My problem
In my logs I've seen some System.OutOfMemoryException errors logged during load tests. They're coming from a Dapper query. Based on the stacktrace, the error is happening when the list is resized.
Top of stacktrace
System.OutOfMemoryException: Exception of type 'System.OutOfMemoryException' was thrown. at System.Collections.Generic.List
1.set_Capacity(Int32 value) at System.Collections.Generic.List
1.AddWithResize(T item) at Dapper.SqlMapper.QueryAsync[T](IDbConnection cnn, Type effectiveType, CommandDefinition command) in C:\projects\dapper\Dapper\SqlMapper.Async.cs:line 442
The code being invoked
const string sql = $@"
SELECT [Column 1]
,[Column 2]
,[Column 3]
,[Column 4]
,[Column 5]
,[Column 6]
,[Column 7]
,[Column 8]
,[Column 9]
,[Column 10]
,[Column 11]
,[Column 12]
FROM [MyDb].[MyTable]
WHERE co = @CompanyId AND process = @Process
";
await using var connection = _dbConnectionProvider.Create(DbKey.MyDb);
var parameters = new { CompanyId = CompanyDbString(companyId), Process = process };
var command = new CommandDefinition(sql, parameters);
var results = await connection.QueryAsync<MyEntity>(command); // error happens here
return results;
Some info about the data being loaded
I looked at the database, and saw that the data in question is 141,846 rows in size. The columns are nothing "out of the ordinary" (no giant text blobs or anything like that), just some reasonable varchars, datetimes, ints, etc. All the varchars max out at 100 chars.
And just to nip the inevitable "Do you really need to load all that data?" comment in the bud: Yes I do.
Possible solution?
So, the data being loaded is a pretty large dataset, but nothing too crazy.
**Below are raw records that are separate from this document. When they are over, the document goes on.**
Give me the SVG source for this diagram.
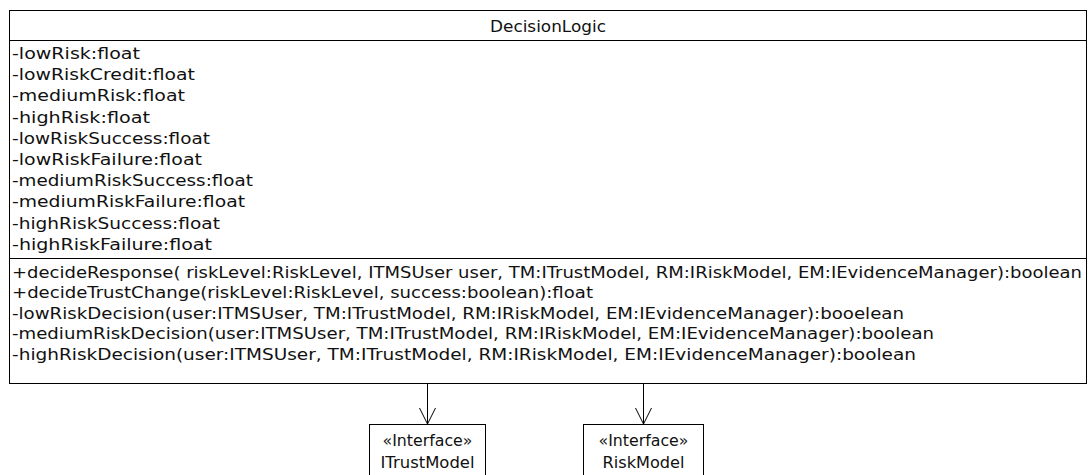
<svg xmlns="http://www.w3.org/2000/svg" width="1089" height="475" viewBox="0 0 1089 475">
<style>
.bg{fill:#ffffff}
.box{fill:#ffffff;stroke:#000000;stroke-width:1}
.div{stroke:#000000;stroke-width:1}
.t{font-family:"DejaVu Sans","Open Sans",sans-serif;font-size:15.5px;fill:#111111}
.c{text-anchor:middle}
.edge{fill:none;stroke:#000000;stroke-width:1}
</style>
<defs>
<marker id="open" viewBox="0 0 20 20" refX="16" refY="10" markerWidth="20" markerHeight="20" markerUnits="userSpaceOnUse" orient="auto">
<path d="M0,2 L16,10 L0,18" fill="none" stroke="#000000" stroke-width="1"/>
</marker>
</defs>
<rect class="bg" x="0" y="0" width="1089" height="475"/>
<g id="DecisionLogic">
<rect class="box" x="9.5" y="10.5" width="1077" height="373"/>
<line class="div" x1="9.5" y1="40.5" x2="1086.5" y2="40.5"/>
<line class="div" x1="9.5" y1="258.5" x2="1086.5" y2="258.5"/>
<text class="t c" x="548" y="32" textLength="116" lengthAdjust="spacingAndGlyphs">DecisionLogic</text>
<text class="t" x="12" y="59" textLength="128" lengthAdjust="spacingAndGlyphs">-lowRisk:float</text>
<text class="t" x="12" y="80.2" textLength="183" lengthAdjust="spacingAndGlyphs">-lowRiskCredit:float</text>
<text class="t" x="12" y="101.4" textLength="173" lengthAdjust="spacingAndGlyphs">-mediumRisk:float</text>
<text class="t" x="12" y="122.6" textLength="138" lengthAdjust="spacingAndGlyphs">-highRisk:float</text>
<text class="t" x="12" y="143.8" textLength="198" lengthAdjust="spacingAndGlyphs">-lowRiskSuccess:float</text>
<text class="t" x="12" y="165" textLength="190" lengthAdjust="spacingAndGlyphs">-lowRiskFailure:float</text>
<text class="t" x="12" y="186.2" textLength="241" lengthAdjust="spacingAndGlyphs">-mediumRiskSuccess:float</text>
<text class="t" x="12" y="207.4" textLength="233" lengthAdjust="spacingAndGlyphs">-mediumRiskFailure:float</text>
<text class="t" x="12" y="228.6" textLength="208" lengthAdjust="spacingAndGlyphs">-highRiskSuccess:float</text>
<text class="t" x="12" y="249.8" textLength="200" lengthAdjust="spacingAndGlyphs">-highRiskFailure:float</text>
<text class="t" x="12" y="277.5" textLength="1070" lengthAdjust="spacingAndGlyphs">+decideResponse( riskLevel:RiskLevel, ITMSUser user, TM:ITrustModel, RM:IRiskModel, EM:IEvidenceManager):boolean</text>
<text class="t" x="12" y="298" textLength="581" lengthAdjust="spacingAndGlyphs">+decideTrustChange(riskLevel:RiskLevel, success:boolean):float</text>
<text class="t" x="12" y="318.5" textLength="892" lengthAdjust="spacingAndGlyphs">-lowRiskDecision(user:ITMSUser, TM:ITrustModel, RM:IRiskModel, EM:IEvidenceManager):booelean</text>
<text class="t" x="12" y="339" textLength="922" lengthAdjust="spacingAndGlyphs">-mediumRiskDecision(user:ITMSUser, TM:ITrustModel, RM:IRiskModel, EM:IEvidenceManager):boolean</text>
<text class="t" x="12" y="359.5" textLength="904" lengthAdjust="spacingAndGlyphs">-highRiskDecision(user:ITMSUser, TM:ITrustModel, RM:IRiskModel, EM:IEvidenceManager):boolean</text>
</g>
<g id="ITrustModel">
<rect class="box" x="369.5" y="424.5" width="116" height="60"/>
<text class="t c" x="427.5" y="446" textLength="90" lengthAdjust="spacingAndGlyphs">«Interface»</text>
<text class="t c" x="427.5" y="468" textLength="94" lengthAdjust="spacingAndGlyphs">ITrustModel</text>
</g>
<g id="RiskModel">
<rect class="box" x="583.5" y="424.5" width="120" height="60"/>
<text class="t c" x="643.5" y="446" textLength="90" lengthAdjust="spacingAndGlyphs">«Interface»</text>
<text class="t c" x="643.5" y="468" textLength="82" lengthAdjust="spacingAndGlyphs">RiskModel</text>
</g>
<g id="connectors">
<line class="edge" x1="427.5" y1="383.5" x2="427.5" y2="424" marker-end="url(#open)"/>
<line class="edge" x1="643.5" y1="383.5" x2="643.5" y2="424" marker-end="url(#open)"/>
</g>
</svg>
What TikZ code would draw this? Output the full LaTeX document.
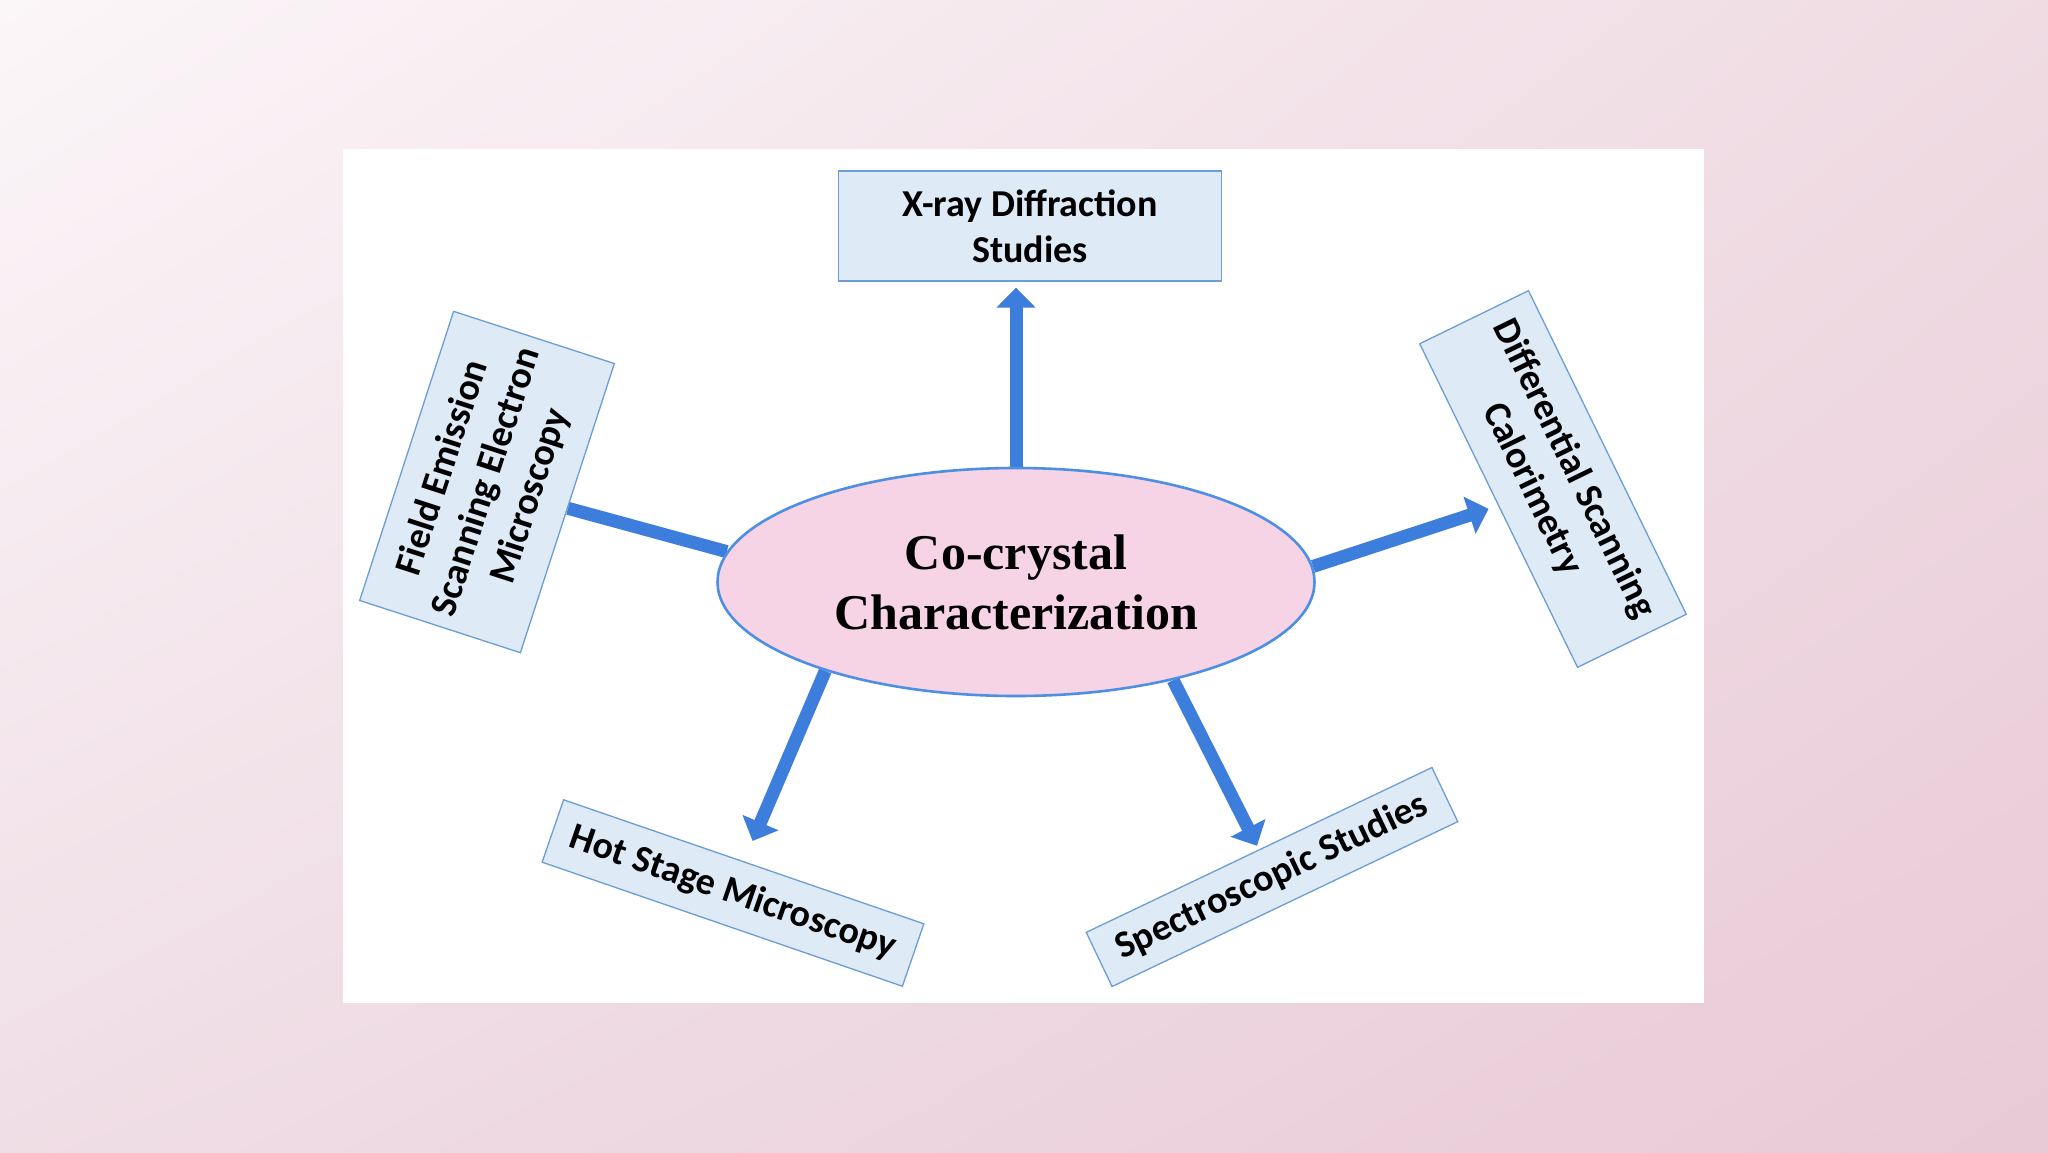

I was surprised it ran out of memory. What I find particularly interesting is that the exception stemmed from System.Collections.Generic.List1.set_Capacity(Int32 value)
. Based on that, it looks like the error happened while the list was resizing its internal array.
My first thought on how to approach this was to page the result, kind of how its suggested here: https://stackoverflow.com/a/52212051
However, I'm not sure if that'll work since it still relies on a list being added to. Is that a valid concern? If so, would getting the count first and starting the list with that as the initial capacity be a good approach?
Or is there maybe a different collection that is more resize/memory friendly than List?